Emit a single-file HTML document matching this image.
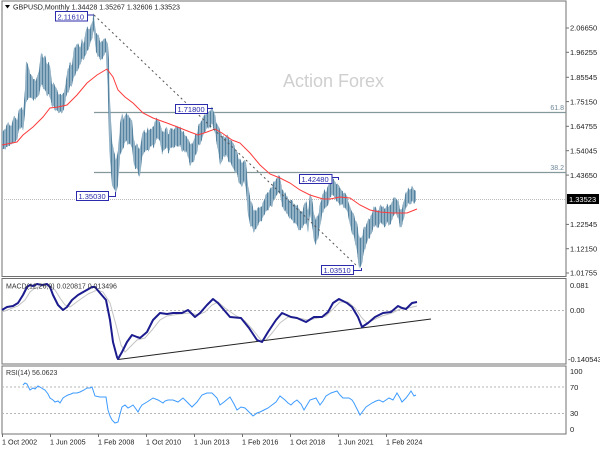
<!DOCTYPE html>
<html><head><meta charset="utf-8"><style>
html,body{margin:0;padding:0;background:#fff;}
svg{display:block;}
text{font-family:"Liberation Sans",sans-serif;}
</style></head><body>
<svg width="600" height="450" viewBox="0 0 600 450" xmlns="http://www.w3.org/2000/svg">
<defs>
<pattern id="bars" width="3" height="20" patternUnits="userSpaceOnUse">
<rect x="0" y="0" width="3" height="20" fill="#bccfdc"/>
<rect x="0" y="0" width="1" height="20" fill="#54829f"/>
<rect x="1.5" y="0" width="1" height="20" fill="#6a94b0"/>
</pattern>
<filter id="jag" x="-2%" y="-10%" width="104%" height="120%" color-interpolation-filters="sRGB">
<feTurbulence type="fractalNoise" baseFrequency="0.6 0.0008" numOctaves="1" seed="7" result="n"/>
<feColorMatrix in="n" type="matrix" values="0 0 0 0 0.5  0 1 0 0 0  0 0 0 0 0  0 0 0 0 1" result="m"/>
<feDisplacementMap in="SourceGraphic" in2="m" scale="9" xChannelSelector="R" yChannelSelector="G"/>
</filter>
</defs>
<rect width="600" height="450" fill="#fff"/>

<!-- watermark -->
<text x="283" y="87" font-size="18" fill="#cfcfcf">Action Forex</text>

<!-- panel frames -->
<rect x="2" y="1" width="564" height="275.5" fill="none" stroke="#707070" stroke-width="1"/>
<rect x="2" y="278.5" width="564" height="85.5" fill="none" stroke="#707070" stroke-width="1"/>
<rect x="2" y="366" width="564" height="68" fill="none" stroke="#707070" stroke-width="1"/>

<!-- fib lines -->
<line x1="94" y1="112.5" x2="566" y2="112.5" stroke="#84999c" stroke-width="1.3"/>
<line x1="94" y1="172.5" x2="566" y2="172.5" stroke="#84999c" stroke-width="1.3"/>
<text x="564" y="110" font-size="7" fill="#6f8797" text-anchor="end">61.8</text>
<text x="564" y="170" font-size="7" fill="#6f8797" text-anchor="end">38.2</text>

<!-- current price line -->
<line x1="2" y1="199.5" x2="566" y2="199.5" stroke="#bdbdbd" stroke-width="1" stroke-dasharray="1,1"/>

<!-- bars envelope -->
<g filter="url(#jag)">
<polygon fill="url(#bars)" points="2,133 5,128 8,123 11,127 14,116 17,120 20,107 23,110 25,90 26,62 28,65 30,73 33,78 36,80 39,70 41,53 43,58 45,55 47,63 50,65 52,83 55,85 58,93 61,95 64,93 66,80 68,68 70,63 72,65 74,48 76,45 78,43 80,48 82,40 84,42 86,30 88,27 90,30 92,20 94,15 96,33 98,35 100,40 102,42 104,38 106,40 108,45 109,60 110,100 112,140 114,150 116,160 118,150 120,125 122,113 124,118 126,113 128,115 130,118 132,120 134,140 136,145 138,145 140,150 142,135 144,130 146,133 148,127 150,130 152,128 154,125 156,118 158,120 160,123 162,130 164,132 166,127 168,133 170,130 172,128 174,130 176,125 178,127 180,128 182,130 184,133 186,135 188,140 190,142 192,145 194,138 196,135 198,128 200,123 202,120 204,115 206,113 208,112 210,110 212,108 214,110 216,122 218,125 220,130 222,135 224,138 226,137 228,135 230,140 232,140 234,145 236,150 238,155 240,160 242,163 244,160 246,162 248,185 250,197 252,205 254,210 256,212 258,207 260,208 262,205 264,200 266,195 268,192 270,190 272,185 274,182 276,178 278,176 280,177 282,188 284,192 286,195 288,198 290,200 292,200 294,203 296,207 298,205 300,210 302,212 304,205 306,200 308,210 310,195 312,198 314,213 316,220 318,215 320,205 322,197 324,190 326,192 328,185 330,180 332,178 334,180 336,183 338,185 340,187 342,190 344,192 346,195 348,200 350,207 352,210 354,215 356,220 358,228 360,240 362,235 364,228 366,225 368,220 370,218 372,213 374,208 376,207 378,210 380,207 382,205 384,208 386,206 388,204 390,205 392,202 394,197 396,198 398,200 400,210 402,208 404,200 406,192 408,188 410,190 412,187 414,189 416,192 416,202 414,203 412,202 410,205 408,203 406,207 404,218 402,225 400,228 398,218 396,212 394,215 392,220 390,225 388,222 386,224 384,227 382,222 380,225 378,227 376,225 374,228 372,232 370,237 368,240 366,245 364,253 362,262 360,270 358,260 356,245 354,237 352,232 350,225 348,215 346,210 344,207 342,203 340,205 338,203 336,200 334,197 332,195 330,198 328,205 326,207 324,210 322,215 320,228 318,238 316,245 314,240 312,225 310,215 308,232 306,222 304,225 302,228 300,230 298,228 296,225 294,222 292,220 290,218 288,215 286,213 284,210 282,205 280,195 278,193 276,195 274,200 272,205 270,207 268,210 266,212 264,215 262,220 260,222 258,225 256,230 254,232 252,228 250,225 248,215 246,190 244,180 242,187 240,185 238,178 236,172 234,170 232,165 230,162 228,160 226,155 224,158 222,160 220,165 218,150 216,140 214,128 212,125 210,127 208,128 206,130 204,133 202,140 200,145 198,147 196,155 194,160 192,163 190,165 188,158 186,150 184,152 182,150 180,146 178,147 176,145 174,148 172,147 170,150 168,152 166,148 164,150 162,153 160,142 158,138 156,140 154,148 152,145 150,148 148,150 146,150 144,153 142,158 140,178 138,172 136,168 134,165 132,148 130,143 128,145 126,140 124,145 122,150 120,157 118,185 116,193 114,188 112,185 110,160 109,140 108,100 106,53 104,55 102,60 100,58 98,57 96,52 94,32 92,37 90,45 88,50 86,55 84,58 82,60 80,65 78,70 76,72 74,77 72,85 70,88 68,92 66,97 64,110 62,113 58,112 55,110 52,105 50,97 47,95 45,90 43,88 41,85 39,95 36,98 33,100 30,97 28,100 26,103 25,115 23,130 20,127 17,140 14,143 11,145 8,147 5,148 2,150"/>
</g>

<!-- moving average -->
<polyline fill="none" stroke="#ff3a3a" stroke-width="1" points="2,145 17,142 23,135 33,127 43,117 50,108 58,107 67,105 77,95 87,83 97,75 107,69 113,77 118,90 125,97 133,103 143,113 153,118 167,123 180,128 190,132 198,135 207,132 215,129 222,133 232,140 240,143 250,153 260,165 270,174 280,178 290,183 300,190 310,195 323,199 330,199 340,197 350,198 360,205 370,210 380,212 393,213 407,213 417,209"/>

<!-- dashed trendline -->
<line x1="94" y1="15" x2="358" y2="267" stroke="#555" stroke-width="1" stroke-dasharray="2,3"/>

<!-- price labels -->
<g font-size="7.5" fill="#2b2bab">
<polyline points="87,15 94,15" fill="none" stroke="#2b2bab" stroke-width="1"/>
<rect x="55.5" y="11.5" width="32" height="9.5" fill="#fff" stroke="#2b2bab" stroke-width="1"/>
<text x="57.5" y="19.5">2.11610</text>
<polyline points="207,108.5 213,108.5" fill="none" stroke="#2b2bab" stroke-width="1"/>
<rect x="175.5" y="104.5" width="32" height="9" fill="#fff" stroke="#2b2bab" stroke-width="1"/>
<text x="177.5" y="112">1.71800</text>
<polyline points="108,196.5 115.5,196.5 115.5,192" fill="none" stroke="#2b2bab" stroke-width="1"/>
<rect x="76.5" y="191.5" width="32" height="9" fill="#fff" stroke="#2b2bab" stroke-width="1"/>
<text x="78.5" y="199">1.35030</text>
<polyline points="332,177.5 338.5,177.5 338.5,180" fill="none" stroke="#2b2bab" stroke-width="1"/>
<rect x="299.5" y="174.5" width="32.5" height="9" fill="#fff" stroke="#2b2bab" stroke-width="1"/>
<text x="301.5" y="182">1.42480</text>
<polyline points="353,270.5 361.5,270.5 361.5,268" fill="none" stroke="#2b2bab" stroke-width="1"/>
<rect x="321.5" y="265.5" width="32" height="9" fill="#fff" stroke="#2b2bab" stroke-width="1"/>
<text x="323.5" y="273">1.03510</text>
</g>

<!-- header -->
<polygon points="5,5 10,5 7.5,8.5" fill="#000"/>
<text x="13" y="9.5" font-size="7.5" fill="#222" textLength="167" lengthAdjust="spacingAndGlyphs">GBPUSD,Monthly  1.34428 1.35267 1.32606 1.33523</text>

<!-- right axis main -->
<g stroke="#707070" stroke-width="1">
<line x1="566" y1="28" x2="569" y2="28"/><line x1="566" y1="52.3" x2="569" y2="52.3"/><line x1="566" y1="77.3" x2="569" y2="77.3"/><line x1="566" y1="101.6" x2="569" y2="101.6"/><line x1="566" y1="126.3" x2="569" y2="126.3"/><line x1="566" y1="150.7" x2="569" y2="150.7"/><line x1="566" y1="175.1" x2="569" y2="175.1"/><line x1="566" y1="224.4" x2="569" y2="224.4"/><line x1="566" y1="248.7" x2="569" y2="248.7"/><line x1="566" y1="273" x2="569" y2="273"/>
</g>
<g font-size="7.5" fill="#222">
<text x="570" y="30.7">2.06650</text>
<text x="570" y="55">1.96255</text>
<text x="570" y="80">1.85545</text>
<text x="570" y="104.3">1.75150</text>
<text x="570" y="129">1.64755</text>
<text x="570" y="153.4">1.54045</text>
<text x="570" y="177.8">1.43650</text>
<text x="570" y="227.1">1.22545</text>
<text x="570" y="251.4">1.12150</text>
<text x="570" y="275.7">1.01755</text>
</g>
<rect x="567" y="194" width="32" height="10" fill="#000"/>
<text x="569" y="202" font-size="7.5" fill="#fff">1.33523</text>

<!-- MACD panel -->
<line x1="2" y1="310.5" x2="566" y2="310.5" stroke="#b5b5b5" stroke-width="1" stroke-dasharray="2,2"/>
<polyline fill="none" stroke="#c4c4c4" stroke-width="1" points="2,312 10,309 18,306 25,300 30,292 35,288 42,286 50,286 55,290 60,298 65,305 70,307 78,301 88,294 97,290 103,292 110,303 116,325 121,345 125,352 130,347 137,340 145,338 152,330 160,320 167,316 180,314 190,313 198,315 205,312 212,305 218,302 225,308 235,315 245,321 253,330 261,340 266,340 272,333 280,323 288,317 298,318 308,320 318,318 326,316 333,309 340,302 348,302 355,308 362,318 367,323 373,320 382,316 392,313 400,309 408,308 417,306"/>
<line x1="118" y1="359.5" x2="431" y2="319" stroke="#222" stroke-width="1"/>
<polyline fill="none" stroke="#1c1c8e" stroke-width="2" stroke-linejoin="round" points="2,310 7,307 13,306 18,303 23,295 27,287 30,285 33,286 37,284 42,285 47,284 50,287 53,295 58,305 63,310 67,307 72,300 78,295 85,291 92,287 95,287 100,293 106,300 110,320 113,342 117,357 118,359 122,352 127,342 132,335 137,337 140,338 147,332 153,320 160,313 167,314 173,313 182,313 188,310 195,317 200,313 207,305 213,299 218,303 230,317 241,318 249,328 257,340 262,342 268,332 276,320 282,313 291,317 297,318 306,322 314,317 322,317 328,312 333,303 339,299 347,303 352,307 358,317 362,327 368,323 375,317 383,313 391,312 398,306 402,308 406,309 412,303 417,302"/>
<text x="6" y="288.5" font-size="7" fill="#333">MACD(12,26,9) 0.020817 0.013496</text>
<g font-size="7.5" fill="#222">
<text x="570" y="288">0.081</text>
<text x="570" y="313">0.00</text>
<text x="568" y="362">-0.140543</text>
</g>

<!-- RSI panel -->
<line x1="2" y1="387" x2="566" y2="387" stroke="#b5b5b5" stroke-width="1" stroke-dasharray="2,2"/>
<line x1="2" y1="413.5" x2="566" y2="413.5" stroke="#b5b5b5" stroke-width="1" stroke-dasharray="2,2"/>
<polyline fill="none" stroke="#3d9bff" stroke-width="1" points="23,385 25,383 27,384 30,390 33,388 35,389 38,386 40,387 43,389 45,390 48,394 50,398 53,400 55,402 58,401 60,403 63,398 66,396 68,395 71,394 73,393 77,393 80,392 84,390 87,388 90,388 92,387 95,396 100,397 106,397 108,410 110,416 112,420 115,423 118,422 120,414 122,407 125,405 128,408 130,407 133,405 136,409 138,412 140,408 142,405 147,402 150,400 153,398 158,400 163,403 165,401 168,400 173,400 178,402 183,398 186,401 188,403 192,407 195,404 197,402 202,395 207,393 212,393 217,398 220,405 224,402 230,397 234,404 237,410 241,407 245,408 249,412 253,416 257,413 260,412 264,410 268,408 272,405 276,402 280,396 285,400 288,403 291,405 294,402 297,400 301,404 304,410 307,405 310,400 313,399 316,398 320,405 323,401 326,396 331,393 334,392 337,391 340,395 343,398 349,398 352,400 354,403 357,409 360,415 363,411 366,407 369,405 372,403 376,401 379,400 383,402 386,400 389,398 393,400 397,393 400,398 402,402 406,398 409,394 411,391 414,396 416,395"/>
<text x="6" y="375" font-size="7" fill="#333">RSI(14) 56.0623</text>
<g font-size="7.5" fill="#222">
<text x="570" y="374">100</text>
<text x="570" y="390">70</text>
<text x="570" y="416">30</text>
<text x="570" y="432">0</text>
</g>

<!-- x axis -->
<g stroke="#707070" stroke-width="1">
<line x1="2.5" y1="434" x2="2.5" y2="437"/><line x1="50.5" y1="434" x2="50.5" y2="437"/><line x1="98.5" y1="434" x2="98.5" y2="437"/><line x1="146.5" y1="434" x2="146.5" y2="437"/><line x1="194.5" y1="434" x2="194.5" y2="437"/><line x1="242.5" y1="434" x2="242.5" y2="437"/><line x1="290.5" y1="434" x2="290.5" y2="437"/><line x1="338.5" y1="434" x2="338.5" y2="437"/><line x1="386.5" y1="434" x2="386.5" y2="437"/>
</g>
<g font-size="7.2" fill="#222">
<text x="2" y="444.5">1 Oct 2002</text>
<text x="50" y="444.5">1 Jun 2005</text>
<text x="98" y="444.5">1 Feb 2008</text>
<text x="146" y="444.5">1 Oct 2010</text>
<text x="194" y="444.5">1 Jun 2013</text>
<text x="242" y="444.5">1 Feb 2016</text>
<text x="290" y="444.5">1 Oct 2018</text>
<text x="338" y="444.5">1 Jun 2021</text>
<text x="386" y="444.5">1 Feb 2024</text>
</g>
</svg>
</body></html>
★ ★ ★ ★
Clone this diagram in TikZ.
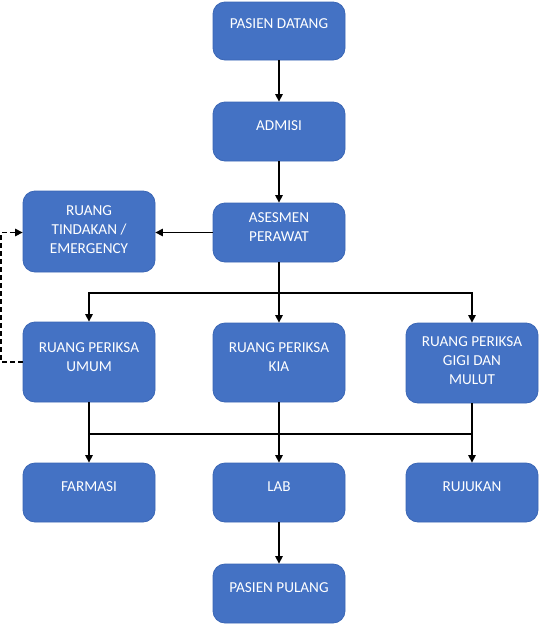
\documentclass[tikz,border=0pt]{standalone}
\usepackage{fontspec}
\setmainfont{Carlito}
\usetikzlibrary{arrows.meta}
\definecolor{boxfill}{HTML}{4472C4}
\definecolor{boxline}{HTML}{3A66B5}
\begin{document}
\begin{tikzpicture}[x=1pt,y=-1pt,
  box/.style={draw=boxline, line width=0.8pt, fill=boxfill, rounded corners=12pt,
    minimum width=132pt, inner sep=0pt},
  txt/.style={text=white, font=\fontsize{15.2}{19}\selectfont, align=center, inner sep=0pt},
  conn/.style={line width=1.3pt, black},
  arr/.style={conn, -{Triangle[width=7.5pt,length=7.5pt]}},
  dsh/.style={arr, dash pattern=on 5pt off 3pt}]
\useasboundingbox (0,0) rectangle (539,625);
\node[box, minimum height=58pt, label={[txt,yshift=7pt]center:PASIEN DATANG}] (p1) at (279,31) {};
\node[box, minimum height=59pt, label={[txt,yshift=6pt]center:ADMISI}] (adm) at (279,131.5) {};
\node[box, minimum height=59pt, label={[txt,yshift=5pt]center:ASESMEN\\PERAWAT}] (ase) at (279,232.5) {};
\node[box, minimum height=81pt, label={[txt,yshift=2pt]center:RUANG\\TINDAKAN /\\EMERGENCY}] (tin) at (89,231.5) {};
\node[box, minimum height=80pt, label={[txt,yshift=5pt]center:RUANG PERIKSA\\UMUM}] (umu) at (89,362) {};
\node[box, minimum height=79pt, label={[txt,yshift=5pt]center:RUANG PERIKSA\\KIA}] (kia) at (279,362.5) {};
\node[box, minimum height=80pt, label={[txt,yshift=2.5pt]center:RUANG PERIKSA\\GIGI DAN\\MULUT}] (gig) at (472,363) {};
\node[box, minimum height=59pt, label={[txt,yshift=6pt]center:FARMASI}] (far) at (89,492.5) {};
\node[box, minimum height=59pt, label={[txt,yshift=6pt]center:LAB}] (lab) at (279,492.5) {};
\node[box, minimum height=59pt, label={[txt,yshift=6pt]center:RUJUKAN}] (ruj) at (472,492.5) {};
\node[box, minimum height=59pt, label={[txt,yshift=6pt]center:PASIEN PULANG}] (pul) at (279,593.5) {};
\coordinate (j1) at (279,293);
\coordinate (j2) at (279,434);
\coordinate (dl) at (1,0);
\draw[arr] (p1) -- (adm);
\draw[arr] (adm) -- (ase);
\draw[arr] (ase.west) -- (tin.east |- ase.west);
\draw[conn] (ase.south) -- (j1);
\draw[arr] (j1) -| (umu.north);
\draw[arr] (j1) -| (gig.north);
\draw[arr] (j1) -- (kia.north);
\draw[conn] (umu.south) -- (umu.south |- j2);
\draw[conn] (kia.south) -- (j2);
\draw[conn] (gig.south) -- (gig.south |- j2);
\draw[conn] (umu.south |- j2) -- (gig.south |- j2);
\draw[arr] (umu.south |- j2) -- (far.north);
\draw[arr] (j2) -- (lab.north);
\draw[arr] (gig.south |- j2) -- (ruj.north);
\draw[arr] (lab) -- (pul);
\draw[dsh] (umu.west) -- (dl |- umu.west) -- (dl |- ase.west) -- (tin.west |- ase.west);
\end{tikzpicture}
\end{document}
★ ★ ★ ★
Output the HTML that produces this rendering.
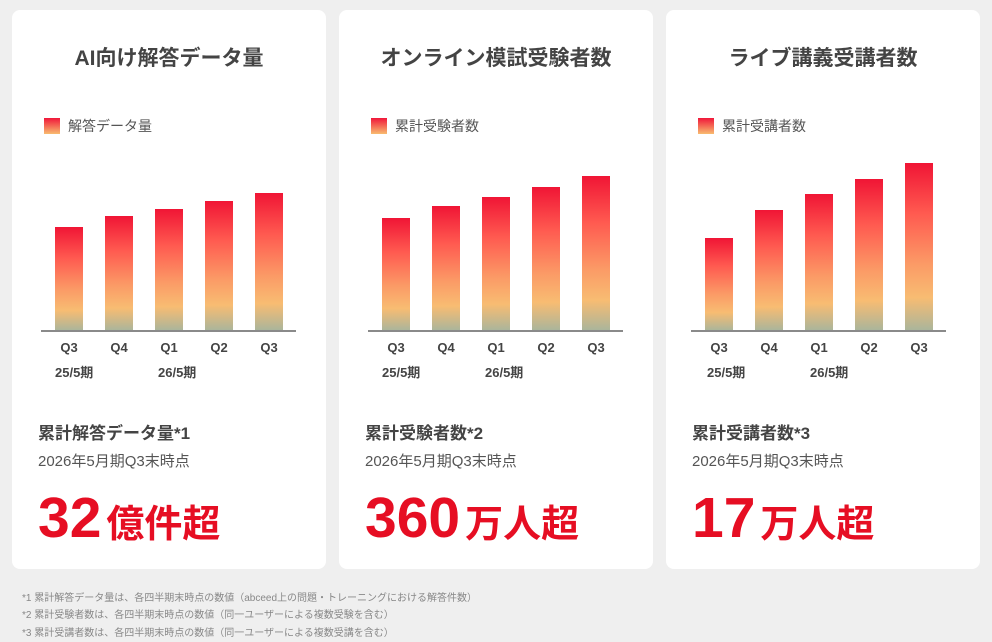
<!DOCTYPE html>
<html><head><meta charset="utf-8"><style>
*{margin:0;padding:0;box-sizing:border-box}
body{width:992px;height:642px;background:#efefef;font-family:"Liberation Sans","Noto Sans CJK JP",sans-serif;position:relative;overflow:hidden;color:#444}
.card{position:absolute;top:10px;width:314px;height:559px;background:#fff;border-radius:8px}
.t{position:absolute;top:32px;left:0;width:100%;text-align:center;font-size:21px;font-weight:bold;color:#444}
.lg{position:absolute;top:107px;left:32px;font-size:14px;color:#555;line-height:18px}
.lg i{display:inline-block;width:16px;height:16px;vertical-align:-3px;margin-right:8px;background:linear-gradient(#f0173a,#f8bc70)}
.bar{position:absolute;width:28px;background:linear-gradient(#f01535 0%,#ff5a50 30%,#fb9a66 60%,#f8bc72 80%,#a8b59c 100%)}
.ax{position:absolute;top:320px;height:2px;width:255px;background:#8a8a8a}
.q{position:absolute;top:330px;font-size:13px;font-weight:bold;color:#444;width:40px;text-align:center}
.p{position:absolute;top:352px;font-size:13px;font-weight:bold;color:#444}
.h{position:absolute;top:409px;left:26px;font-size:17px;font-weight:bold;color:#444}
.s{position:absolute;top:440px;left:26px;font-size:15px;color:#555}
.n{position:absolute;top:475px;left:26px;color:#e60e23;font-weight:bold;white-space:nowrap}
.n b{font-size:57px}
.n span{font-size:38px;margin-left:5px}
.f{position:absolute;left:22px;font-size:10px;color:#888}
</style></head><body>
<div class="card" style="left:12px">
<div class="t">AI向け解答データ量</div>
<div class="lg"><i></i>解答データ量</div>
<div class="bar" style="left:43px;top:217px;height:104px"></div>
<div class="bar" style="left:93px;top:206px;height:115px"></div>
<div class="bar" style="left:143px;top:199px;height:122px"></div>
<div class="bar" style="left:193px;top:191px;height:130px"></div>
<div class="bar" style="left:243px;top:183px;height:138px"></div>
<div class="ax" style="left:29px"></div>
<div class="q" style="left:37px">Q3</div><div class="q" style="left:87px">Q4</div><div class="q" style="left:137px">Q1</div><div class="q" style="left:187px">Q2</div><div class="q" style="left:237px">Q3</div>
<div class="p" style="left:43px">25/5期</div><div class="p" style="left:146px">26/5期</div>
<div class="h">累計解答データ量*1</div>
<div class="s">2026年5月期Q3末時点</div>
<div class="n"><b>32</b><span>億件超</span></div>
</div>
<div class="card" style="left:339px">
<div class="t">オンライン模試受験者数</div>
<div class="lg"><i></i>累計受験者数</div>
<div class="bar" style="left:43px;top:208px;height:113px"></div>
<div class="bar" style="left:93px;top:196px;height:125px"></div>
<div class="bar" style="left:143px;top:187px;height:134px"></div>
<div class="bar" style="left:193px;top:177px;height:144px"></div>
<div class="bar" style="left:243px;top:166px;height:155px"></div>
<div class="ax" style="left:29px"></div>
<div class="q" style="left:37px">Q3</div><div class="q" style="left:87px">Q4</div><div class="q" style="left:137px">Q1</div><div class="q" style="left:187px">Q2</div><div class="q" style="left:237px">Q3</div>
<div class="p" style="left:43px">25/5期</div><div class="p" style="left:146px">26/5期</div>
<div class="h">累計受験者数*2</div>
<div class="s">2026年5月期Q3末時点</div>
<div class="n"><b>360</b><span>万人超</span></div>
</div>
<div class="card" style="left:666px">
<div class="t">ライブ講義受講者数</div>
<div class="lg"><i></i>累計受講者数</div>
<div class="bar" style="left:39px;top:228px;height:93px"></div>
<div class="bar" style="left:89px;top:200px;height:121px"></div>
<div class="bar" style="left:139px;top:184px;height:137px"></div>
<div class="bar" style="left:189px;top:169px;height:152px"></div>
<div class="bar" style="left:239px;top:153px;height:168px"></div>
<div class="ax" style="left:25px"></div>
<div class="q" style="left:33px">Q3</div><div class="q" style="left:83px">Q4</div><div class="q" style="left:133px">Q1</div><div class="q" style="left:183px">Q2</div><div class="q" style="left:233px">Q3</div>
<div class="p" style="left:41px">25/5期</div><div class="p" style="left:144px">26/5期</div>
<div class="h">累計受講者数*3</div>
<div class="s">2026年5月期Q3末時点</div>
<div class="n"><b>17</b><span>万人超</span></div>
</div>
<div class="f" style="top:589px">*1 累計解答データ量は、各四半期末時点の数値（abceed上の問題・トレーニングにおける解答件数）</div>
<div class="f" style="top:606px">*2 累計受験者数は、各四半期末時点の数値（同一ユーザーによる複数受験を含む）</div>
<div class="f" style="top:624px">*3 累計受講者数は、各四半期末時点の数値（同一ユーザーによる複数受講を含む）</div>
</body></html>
★ ★ ★ ★
# Task objective:
How many lines of the listing include the string "this"? Answer with the number alone.

# Reply to the exercise:
3